Nel fluire inesorabile del tempo, la poesia di Selene Pascasi in Un tempo minimo (Eretica Edizioni) e di recente proposto al Premio Strega Poesia, si fa sguardo, frammento di luce che illumina l’istante e lo trattiene. La scrittura poetica diventa così l’arma con cui l’autrice cerca di plasmare la realtà, di fermare l’evanescente, pur consapevole che ogni cosa scorre e si trasforma.
Ma ciò che si dissolve non si annulla: permane nei dettagli, nei colori, nelle immagini evocative che Pascasi tratteggia con una minuzia impressionista, restituendo al lettore una visione insieme nitida e sfuggente. I versi si insinuano nelle crepe dell’esistenza, tra disillusioni e ferite, eppure non soccombono. C’è un filo di resistenza che li attraversa, un’impennata vitale che si nutre di fiducia e di un amore quasi religioso per la vita stessa.

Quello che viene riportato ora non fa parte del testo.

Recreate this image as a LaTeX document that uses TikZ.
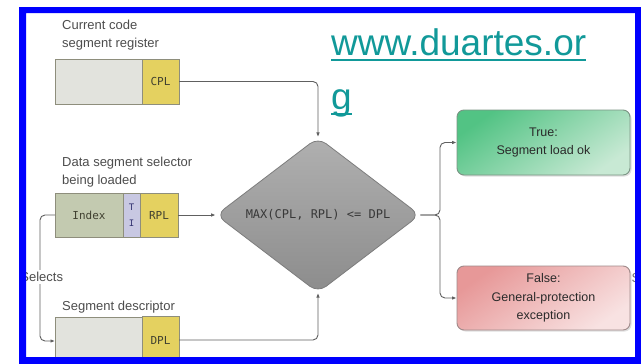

Ciò che distingue Un tempo minimo da molte raccolte poetiche d’amore è la capacità di sfuggire alla retorica ridondante, vizio frequente del genere. Pascasi non indulge in sentimentalismi superflui, ma lascia emergere, accanto alla tensione emotiva, un fondo amaro, come il residuo di caffè sul fondo della tazza. Un’amarezza che non appesantisce, bensì àncora la visione poetica alla sensibilità comune, rendendo i suoi versi autentici e condivisibili.